Tuning high and low thermal expansion coefficients of Li2O–BaO–Al2O3–B2O3–SiO2/quartz LTCC composites by replacing quartz partly with α-Al2O3 or ZrO2

Abstract

Low-temperature co-fired ceramics (LTCC) with adjustable coefficients of thermal expansion (CTE) based on Li 2 O–BaO–Al 2 O 3 –B 2 O 3 –SiO 2 /quartz LTCC composites (glass/ceramics) have been employed in electronic packaging to address the interface thermal mismatch problem caused by different thermal expansion coefficients. In the present study, sintering behavior, phase structure, and CTE of LTCC composites is controlled by replacing quartz partly with α-Al 2 O 3 or ZrO 2 . Accordingly, LTCC composites with the highest and lowest CTE values are achieved.

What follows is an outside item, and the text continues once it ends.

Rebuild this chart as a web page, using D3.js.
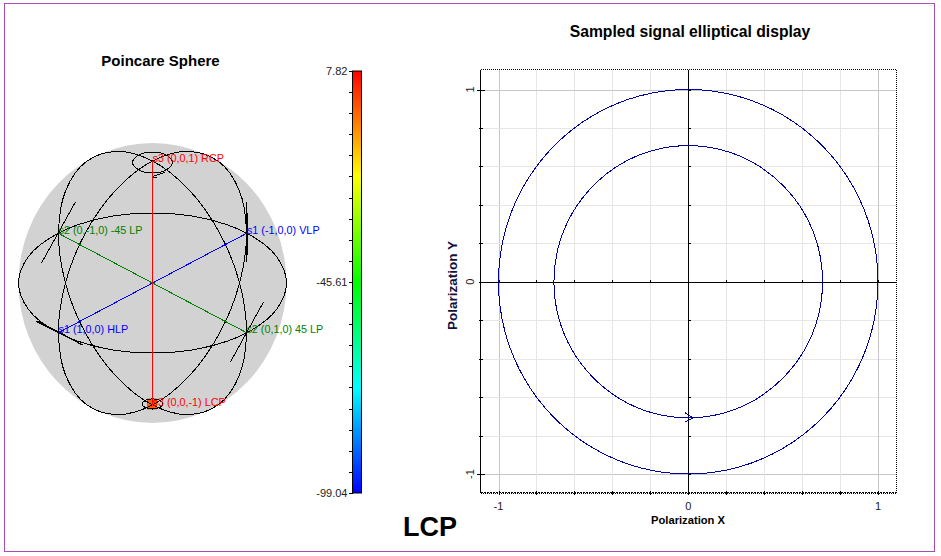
<!DOCTYPE html>
<html>
<head>
<meta charset="utf-8">
<script src="https://cdn.jsdelivr.net/npm/d3@7"></script>
<style>
html, body { margin: 0; padding: 0; background: #fff; }
svg { display: block; }
text { font-family: "Liberation Sans", Arial, sans-serif; }
line, path { shape-rendering: crispEdges; }
</style>
</head>
<body>
<svg width="941" height="556"></svg>
<script>
var width = 941, height = 556;

// sphere curves, in sphere units (-1..1)
var equatorX = [1, .924, .707, .383, 0, -.383, -.707, -.924, -1, -.924, -.707, -.383, 0, .383, .707, .924];
var equatorY = [0, .191, .354, .462, .5, .462, .354, .191, 0, -.191, -.354, -.462, -.5, -.462, -.354, -.191];
var meridianS2X = [0, -.268, -.496, -.648, -.701, -.648, -.496, -.268, 0, .268, .496, .648, .701, .648, .496, .268];
var meridianS2Y = [.871, .940, .866, .660, .354, -.006, -.366, -.670, -.871, -.940, -.866, -.660, -.354, .006, .366, .670];
var meridianS1X = [0, .268, .496, .648, .701, .648, .496, .268, 0, -.268, -.496, -.648, -.701, -.648, -.496, -.268];
var meridianS1Y = [.871, .940, .866, .660, .354, -.006, -.366, -.670, -.871, -.940, -.866, -.660, -.354, .006, .366, .670];
var topLoopX = [.149, .105, 0, -.105, -.149, -.105, 0, .105];
var topLoopY = [.861, .913, .935, .913, .861, .809, .787, .809];
var bottomLoopX = [.078, .055, 0, -.055, -.078, -.055, 0, .055];
var bottomLoopY = [-.864, -.839, -.828, -.839, -.864, -.889, -.900, -.889];

// [x1, y1, x2, y2] in sphere units
var stokesAxes = [
    {color: "#0000ff", seg: [-.701, -.354, .701, .354]},
    {color: "#008000", seg: [-.701, .354, .701, -.354]},
    {color: "#ff0000", seg: [0, .871, 0, -.871]}
];
var tangents = [
    [-.575, .579, -.828, .143],
    [.701, .579, .701, .15],
    [.708, .5, .708, .2],
    [-.873, -.271, -.522, -.443],
    [-.858, -.271, -.60, -.40],
    [.828, -.136, .582, -.564],
    [.097, .793, -.007, .757],
    [-.007, .757, .037, .757]
];
var sphereLabels = [
    {t: "s3 (0,0,1) RCP", x: 0, y: .89, c: "#ff0000"},
    {t: "s2 (0,-1,0) -45 LP", x: -.701, y: .375, c: "#008000"},
    {t: "s1 (-1,0,0) VLP", x: .705, y: .375, c: "#0000ff"},
    {t: "s1 (1,0,0) HLP", x: -.701, y: -.33, c: "#0000ff"},
    {t: "s2 (0,1,0) 45 LP", x: .701, y: -.33, c: "#008000"},
    {t: "s3 (0,0,-1) LCP", x: 0, y: -.857, c: "#ff0000"}
];

// colour bar
var barMin = -99.04, barMax = 7.82;
var barLabels = [7.82, -45.61, -99.04];
var barTicks = [7.82, 2.48, -2.86, -8.21, -13.55, -18.89, -24.23, -29.58, -34.92, -40.26, -45.61,
    -50.95, -56.29, -61.63, -66.98, -72.32, -77.66, -83.00, -88.35, -93.69, -99.04];
var barStops = ["#0000ff", "#00ffff", "#00ff00", "#ffff00", "#ff0000"];

// elliptical display samples
var outerX = [1, .966, .866, .707, .5, .259, 0, -.259, -.5, -.707, -.866, -.966, -1, -.966, -.866, -.707, -.5, -.259, 0, .259, .5, .707, .866, .966];
var outerY = [0, .259, .5, .707, .866, .966, 1, .966, .866, .707, .5, .259, 0, -.259, -.5, -.707, -.866, -.966, -1, -.966, -.866, -.707, -.5, -.259];
var innerX = [.708, .684, .613, .5, .354, .183, 0, -.183, -.354, -.5, -.613, -.684, -.708, -.684, -.613, -.5, -.354, -.183, 0, .183, .354, .5, .613, .684];
var innerY = [0, .183, .354, .5, .613, .684, .708, .684, .613, .5, .354, .183, 0, -.183, -.354, -.5, -.613, -.684, -.708, -.684, -.613, -.5, -.354, -.183];

var majorTicks = [-1, 0, 1];
var minorTicks = [-1, -.8, -.6, -.4, -.2, 0, .2, .4, .6, .8, 1];

var svg = d3.select("svg");

svg.append("rect")
    .attr("x", 4.5).attr("y", 3.5)
    .attr("width", 930).attr("height", 548)
    .attr("fill", "#fff")
    .attr("stroke", "#a64db5");

// ---- Poincare sphere ----
var sx = d3.scaleLinear().domain([-1, 1]).range([18.5, 286.5]);
var sy = d3.scaleLinear().domain([-1, 1]).range([423, 143]);

svg.append("text")
    .attr("x", 160.5).attr("y", 66)
    .attr("text-anchor", "middle")
    .attr("font-size", 15).attr("font-weight", "bold")
    .text("Poincare Sphere");

svg.append("ellipse")
    .attr("cx", sx(0)).attr("cy", sy(0))
    .attr("rx", sx(1) - sx(0)).attr("ry", sy(0) - sy(1))
    .attr("fill", "#d2d2d2");

// current state marker
svg.append("rect")
    .attr("x", sx(0) - 5.5).attr("y", sy(-.864) - 5.5)
    .attr("width", 10).attr("height", 11)
    .attr("fill", "#ff5a00");

var sphereLine = d3.line()
    .x(function (d) { return sx(d[0]); })
    .y(function (d) { return sy(d[1]); })
    .curve(d3.curveCatmullRomClosed);

[[equatorX, equatorY], [meridianS2X, meridianS2Y], [meridianS1X, meridianS1Y], [topLoopX, topLoopY], [bottomLoopX, bottomLoopY]]
    .forEach(function (c) {
        svg.append("path")
            .datum(d3.zip(c[0], c[1]))
            .attr("d", sphereLine)
            .attr("fill", "none")
            .attr("stroke", "#000")
            .attr("stroke-width", 1);
    });

svg.selectAll(".tangent")
    .data(tangents)
    .enter().append("line")
    .attr("class", "tangent")
    .attr("x1", function (d) { return sx(d[0]); })
    .attr("y1", function (d) { return sy(d[1]); })
    .attr("x2", function (d) { return sx(d[2]); })
    .attr("y2", function (d) { return sy(d[3]); })
    .attr("stroke", "#000")
    .attr("stroke-width", 1);

svg.selectAll(".stokes")
    .data(stokesAxes)
    .enter().append("line")
    .attr("class", "stokes")
    .attr("x1", function (d) { return sx(d.seg[0]); })
    .attr("y1", function (d) { return sy(d.seg[1]); })
    .attr("x2", function (d) { return sx(d.seg[2]); })
    .attr("y2", function (d) { return sy(d.seg[3]); })
    .attr("stroke", function (d) { return d.color; })
    .attr("stroke-width", 1);

svg.selectAll(".slabel")
    .data(sphereLabels)
    .enter().append("text")
    .attr("class", "slabel")
    .attr("x", function (d) { return sx(d.x); })
    .attr("y", function (d) { return sy(d.y); })
    .attr("dy", "0.32em")
    .attr("font-size", 10.8)
    .attr("fill", function (d) { return d.c; })
    .text(function (d) { return d.t; });

// ---- colour bar ----
var barY = d3.scaleLinear().domain([barMin, barMax]).range([493, 71]);

var grad = svg.append("defs").append("linearGradient")
    .attr("id", "barGrad")
    .attr("x1", 0).attr("y1", 1).attr("x2", 0).attr("y2", 0);
grad.selectAll("stop")
    .data(barStops)
    .enter().append("stop")
    .attr("offset", function (d, i) { return i / (barStops.length - 1); })
    .attr("stop-color", function (d) { return d; });

svg.append("rect")
    .attr("x", 352.5).attr("y", barY(barMax))
    .attr("width", 9).attr("height", barY(barMin) - barY(barMax))
    .attr("fill", "url(#barGrad)")
    .attr("stroke", "#000");

var barAxis = svg.append("g")
    .attr("transform", "translate(352.5,0)")
    .call(d3.axisLeft(barY)
        .tickValues(barTicks)
        .tickSize(4)
        .tickFormat(function (d) { return barLabels.indexOf(d) >= 0 ? d.toFixed(2) : ""; }));
barAxis.select(".domain").remove();
barAxis.selectAll("text")
    .attr("font-family", null)
    .attr("font-size", 11)
    .attr("fill", "#222")
    .attr("x", -5);

// ---- elliptical display ----
var px = d3.scaleLinear().domain([-1, 1]).range([498.5, 878]);
var py = d3.scaleLinear().domain([-1, 1]).range([474, 89.5]);
var left = 480.5, right = 896.5, top_ = 69.5, bottom = 492.5;

svg.append("text")
    .attr("x", 690).attr("y", 37)
    .attr("text-anchor", "middle")
    .attr("font-size", 15.7).attr("font-weight", "bold")
    .text("Sampled signal elliptical display");

function vGrid(v, color) {
    svg.append("line")
        .attr("x1", Math.round(px(v)) + .5).attr("x2", Math.round(px(v)) + .5)
        .attr("y1", top_).attr("y2", bottom)
        .attr("stroke", color);
}
function hGrid(v, color) {
    svg.append("line")
        .attr("x1", left).attr("x2", right)
        .attr("y1", Math.round(py(v)) + .5).attr("y2", Math.round(py(v)) + .5)
        .attr("stroke", color);
}
minorTicks.forEach(function (v) {
    var c = Math.abs(v) == 1 ? "#c6c6c6" : "#e6e6e6";
    vGrid(v, c);
    hGrid(v, c);
});

// frame: solid left, dotted top/right/bottom
svg.append("line").attr("x1", left).attr("x2", left).attr("y1", top_).attr("y2", bottom)
    .attr("stroke", "#000");
svg.append("path")
    .attr("d", "M" + left + "," + top_ + "H" + right + "V" + bottom)
    .attr("fill", "none").attr("stroke", "#000").attr("stroke-dasharray", "1,1");
svg.append("line").attr("x1", left).attr("x2", right).attr("y1", bottom).attr("y2", bottom)
    .attr("stroke", "#000").attr("stroke-dasharray", "2,1");
svg.append("line").attr("x1", left).attr("x2", right).attr("y1", bottom + 1).attr("y2", bottom + 1)
    .attr("stroke", "#000").attr("stroke-dasharray", "1,1");

// zero axes
svg.append("line").attr("x1", left).attr("x2", right)
    .attr("y1", Math.round(py(0)) + .5).attr("y2", Math.round(py(0)) + .5).attr("stroke", "#000");
svg.append("line").attr("x1", Math.round(px(0)) + .5).attr("x2", Math.round(px(0)) + .5)
    .attr("y1", top_).attr("y2", bottom).attr("stroke", "#000");

minorTicks.forEach(function (v) {
    var yv = Math.round(py(v)) + .5, xv = Math.round(px(v)) + .5;
    var big = Math.abs(v) == 1;
    // left axis
    svg.append("line").attr("x1", left - (big ? 4 : 2)).attr("x2", left + (big ? 4 : 2))
        .attr("y1", yv).attr("y2", yv).attr("stroke", "#000");
    // bottom axis
    svg.append("line").attr("x1", xv).attr("x2", xv)
        .attr("y1", bottom - 2).attr("y2", bottom + 2).attr("stroke", "#000");
    // ticks on the zero axes
    svg.append("line").attr("x1", Math.round(px(0)) + .5).attr("x2", Math.round(px(0)) + 3)
        .attr("y1", yv).attr("y2", yv).attr("stroke", "#000");
    svg.append("line").attr("x1", xv).attr("x2", xv)
        .attr("y1", Math.round(py(0)) + .5).attr("y2", Math.round(py(0)) - 2).attr("stroke", "#000");
});

var signalLine = d3.line()
    .x(function (d) { return px(d[0]); })
    .y(function (d) { return py(d[1]); })
    .curve(d3.curveCatmullRomClosed);

[[outerX, outerY], [innerX, innerY]].forEach(function (c) {
    svg.append("path")
        .datum(d3.zip(c[0], c[1]))
        .attr("d", signalLine)
        .attr("fill", "none")
        .attr("stroke", "#00009c")
        .attr("stroke-width", 1);
});

// direction arrow on the inner ellipse
var ax = px(0), ay = py(-.708);
svg.append("path")
    .attr("d", "M" + (ax - 3) + "," + (ay - 5) + "L" + (ax + 5) + "," + ay + "L" + (ax - 3) + "," + (ay + 4))
    .attr("fill", "none")
    .attr("stroke", "#00009c");

majorTicks.forEach(function (v) {
    svg.append("text")
        .attr("x", px(v)).attr("y", 510)
        .attr("text-anchor", "middle")
        .attr("font-size", 11).attr("fill", "#222")
        .text(v);
    svg.append("text")
        .attr("transform", "translate(474," + py(v) + ") rotate(-90)")
        .attr("text-anchor", "middle")
        .attr("font-size", 11).attr("fill", "#222")
        .text(v);
});

svg.append("text")
    .attr("x", 688).attr("y", 524)
    .attr("text-anchor", "middle")
    .attr("font-size", 11.2).attr("font-weight", "bold")
    .text("Polarization X");

svg.append("text")
    .attr("transform", "translate(456.5,285.5) rotate(-90)")
    .attr("text-anchor", "middle")
    .attr("font-size", 13.5).attr("font-weight", "bold")
    .attr("fill", "#14103c")
    .text("Polarization Y");

svg.append("text")
    .attr("x", 430).attr("y", 536)
    .attr("text-anchor", "middle")
    .attr("font-size", 27).attr("font-weight", "bold")
    .text("LCP");
</script>
</body>
</html>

The results show that the major phases of α-Al 2 O 3 substituted LTCC composites are hexacelsian, β-spodumene, and virgilite. Correspondingly, CTE values are in the range of 5.67–8.62 × 10 −6 /°C. Whereas, ZrO 2 substituted LTCC composites have exhibited increased CTE values to 12.27 to 13.2 × 10 −6 /°C with major phases of cristobalite, hexacelsian, and bazirite. Moreover, the negative effects of phase transformation of hexacelsian can be inhibited to a certain extent upon substitution of α-Al 2 O 3 up to 15 wt%. This work provides suitable methods for preparing LTCC composites with gradient CTE and resolving the thermal mismatch effects at different interfaces (e.g., chip/LTCC, metal electrode/LTCC) in electronic packaging structures.